Turkey throws its weight behind Qatar while US President Donald Trump and US Secretary of State Rex Tillerson offer mixed signals on the Gulf crisis.
President Recep Tayyip Erdogan reaffirmed Turkey's support for Qatar on Friday and called for the blockade against Doha by several Arab states to be completely lifted.
Erdogan said the recent crisis in the Gulf region serves only those who were gaining from instability in the Middle East.
"Unfortunately, the recent tension between the Gulf countries have overshadowed the joy of the holy Ramadan of all Muslims. It is wrong to add more crises as the Islamic world struggles with many other difficulties," Erdogan said at an event in Istanbul.
"It is just not right to waste our energy with our domestic affairs while dirty plans have been made concerning the future of our region.

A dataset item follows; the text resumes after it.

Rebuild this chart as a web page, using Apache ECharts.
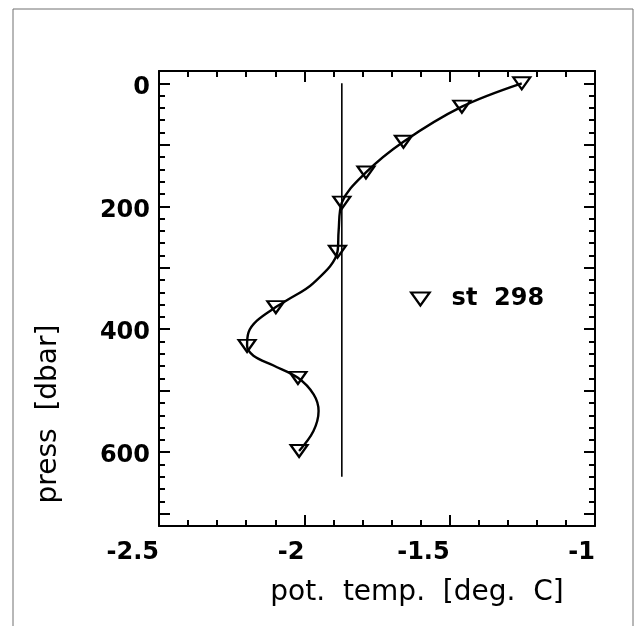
<!DOCTYPE html>
<html>
<head>
<meta charset="utf-8">
<script src="https://cdn.jsdelivr.net/npm/echarts@6/dist/echarts.min.js"></script>
<style>html,body{margin:0;padding:0;background:#fff;}#c{width:641px;height:626px;}</style>
</head>
<body>
<div id="c"></div>
<script>
// Station 298 observations (potential temperature, pressure)
var stationName = 'st  298';
var obsTemp  = [-1.252, -1.458, -1.659, -1.788, -1.871, -1.886, -2.098, -2.197, -2.022, -2.018];
var obsPress = [0, 38, 95, 145, 194, 274, 364, 427, 479, 598];
// fitted profile curve
var curveTemp  = [-1.252, -1.458, -1.659, -1.788, -1.871, -1.882, -1.886, -1.969, -2.06, -2.098, -2.163, -2.192, -2.197, -2.175, -2.106, -2.022, -1.968, -1.951, -1.969, -2.018];
var curvePress = [0, 38, 95, 145, 194, 240, 274, 325, 353, 364, 386, 405, 427, 443, 459, 479, 506, 533, 566, 598];
// reference vertical line
var refTemp = -1.871;
var refPress = [0, 640];
// axis ticks
var xLabels = [-2.5, -2, -1.5, -1];
var yLabels = [0, 200, 400, 600];
var yMajor = [0, 100, 200, 300, 400, 500, 600, 700];

var FONT = 'DejaVu Sans';
var chart = echarts.init(document.getElementById('c'), null, {renderer: 'canvas'});

function xAx(pos, labels) {
  return {
    type: 'value', position: pos, min: -2.5, max: -1, interval: 0.5,
    axisLine: {show: true, onZero: false, lineStyle: {color: '#000', width: 2}},
    axisTick: {show: true, inside: true, length: 11, lineStyle: {color: '#000', width: 2}},
    minorTick: {show: true, splitNumber: 5, length: 6, lineStyle: {color: '#000', width: 2}},
    splitLine: {show: false},
    axisLabel: labels ? {show: true, color: '#000', fontFamily: FONT, fontWeight: 'bold', fontSize: 24, margin: 15, align: 'right',
      customValues: xLabels, formatter: function (v) { return String(v); }} : {show: false}
  };
}
function yAxMajor(pos, labels) {
  return {
    type: 'value', position: pos, min: -20, max: 720, inverse: true,
    axisLine: {show: true, onZero: false, lineStyle: {color: '#000', width: 2}},
    axisTick: {show: true, inside: true, length: 11, customValues: yMajor, lineStyle: {color: '#000', width: 2}},
    splitLine: {show: false},
    axisLabel: labels ? {show: true, color: '#000', fontFamily: FONT, fontWeight: 'bold', fontSize: 24, margin: 9,
      customValues: yLabels, verticalAlign: 'top', lineHeight: 8, formatter: function (v) { return String(v); }} : {show: false}
  };
}
function yAxMinor(pos) {
  return {
    type: 'value', position: pos, min: -20, max: 720, interval: 20, inverse: true,
    axisLine: {show: false, onZero: false},
    axisTick: {show: true, inside: true, length: 6, lineStyle: {color: '#000', width: 2}},
    splitLine: {show: false},
    axisLabel: {show: false}
  };
}

function pairs(xs, ys) { return xs.map(function (x, i) { return [x, ys[i]]; }); }

var triPath = 'path://M0,0 L20,0 L10,14 Z';

chart.setOption({
  animation: false,
  backgroundColor: '#fff',
  grid: {left: 159, top: 71, right: 46, bottom: 100, show: false},
  xAxis: [xAx('bottom', true), xAx('top', false)],
  yAxis: [yAxMajor('left', true), yAxMinor('left'), yAxMajor('right', false), yAxMinor('right')],
  legend: {
    show: true, data: [stationName], left: 410, top: 287, padding: 0, orient: 'horizontal',
    icon: triPath, itemWidth: 19, itemHeight: 13,
    itemStyle: {color: 'rgba(0,0,0,0)', borderColor: '#000', borderWidth: 2.2},
    formatter: function (n) { return '  ' + n; },
    textStyle: {color: '#000', fontFamily: FONT, fontWeight: 'bold', fontSize: 24}
  },
  series: [
    {
      type: 'line', name: 'profile', xAxisIndex: 0, yAxisIndex: 0,
      data: pairs(curveTemp, curvePress), smooth: 0.35, showSymbol: false, symbol: 'none',
      lineStyle: {color: '#000', width: 2.4}, silent: true, z: 2
    },
    {
      type: 'line', name: 'ref', xAxisIndex: 0, yAxisIndex: 0,
      data: refPress.map(function (p) { return [refTemp, p]; }), showSymbol: false, symbol: 'none',
      lineStyle: {color: '#000', width: 1.6}, silent: true, z: 2
    },
    {
      type: 'scatter', name: stationName, xAxisIndex: 0, yAxisIndex: 0,
      data: pairs(obsTemp, obsPress), symbol: triPath, symbolSize: [17, 12],
      itemStyle: {color: 'rgba(0,0,0,0)', borderColor: '#000', borderWidth: 2.2, opacity: 1}, z: 3
    }
  ],
  graphic: [
    {type: 'rect', shape: {x: 13, y: 9, width: 620, height: 700}, style: {fill: 'none', stroke: '#707070', lineWidth: 1}, silent: true},
    {type: 'text', x: 417, y: 593, style: {text: 'pot.  temp.  [deg.  C]', fontFamily: FONT, fontSize: 28, fill: '#000', align: 'center', verticalAlign: 'middle'}},
    {type: 'text', x: 49, y: 414, rotation: Math.PI / 2, style: {text: 'press  [dbar]', fontFamily: FONT, fontSize: 28, fill: '#000', align: 'center', verticalAlign: 'middle'}}
  ]
});
</script>
</body>
</html>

I call upon my brothers in Gulf, dear leaders and people; there is no winner in the fight between brothers."
Erdogan also called on Saudi Arabia to show leadership in the region.
"I have a request to the Saudi administration: you are the biggest in the Gulf, the strongest...you should be the leader of fraternity there, you should bring everyone together," he said.
Commenting on the criticism against Turkey for providing food supplies and military support to Qatar, Erdogan said: "Our friends in the Gulf were not bothered by the US base in Qatar but why are they concerned about a Turkish base."
The Turkish president said he has never known Qatar to give support to terror organisations.
"There are those who are uncomfortable with us standing by our Qatari brothers, providing them with food. I'm sorry, we will continue to give Qatar every kind of support. Until now I have not seen Qatar give support to terror."
Turkey's parliament pushed troop deployment to Qatar through a bill on Wednesday and Erdogan's rapid approval of it, announced by his office late on Thursday, was followed by its publication in the Official Gazette on Friday.
Media reports say the deployment will initially include warplanes, ships and some 200-250 troops.
Led by Saudi Arabia, several states in the Middle East and Africa have severed diplomatic ties with Qatar since Monday, accusing it of supporting "terrorism" and for its ties with Iran - a charge Qatar has dismissed.
Trump says Qatar must halt "funding terrorism"
On Friday, US President Donald Trump also turned up the heat on Qatar, warning it to stop "funding terrorism" while his state department urged Arab states to ease their blockade on the country.
"The nation of Qatar unfortunately has historically been a funder of terrorism at a very high level," Trump told reporters at the White House.
"We had a decision to make, do we take the easy road or do we finally take a hard but necessary action. We have to stop the funding of terrorism. I decided ... the time had come to call on Qatar to end its funding," he said.
Tillerson calls for easing blockade
In a different position to Trump's hard line, US Secretary of State Rex Tillerson called on all parties to end the crisis.
"We call on the kingdom of Saudi Arabia, the United Arab Emirates, Bahrain and Egypt to ease the blockade against Qatar," he said.
Tillerson told reporters at the State Department that the crisis, which has cut transportation links and trade, had begun to hurt ordinary people in Qatar, impaired business dealings and harmed the US battle against Daesh.
Qatar is home to a vital US military base. Shortly after Tillerson's remarks, the Pentagon said that the Qatar blockade was "hindering" the ability to plan for long-term operations.
Qatar, which has developed an assertive foreign policy over the past decade, denies that it supports militants and says it is helping to reduce the threat of terrorism by backing groups that fight poverty and seek political reform.
It has vowed to ride out the isolation imposed on it by fellow Arab states and said it would not compromise its sovereignty over foreign policy to resolve the region's biggest diplomatic crisis in years.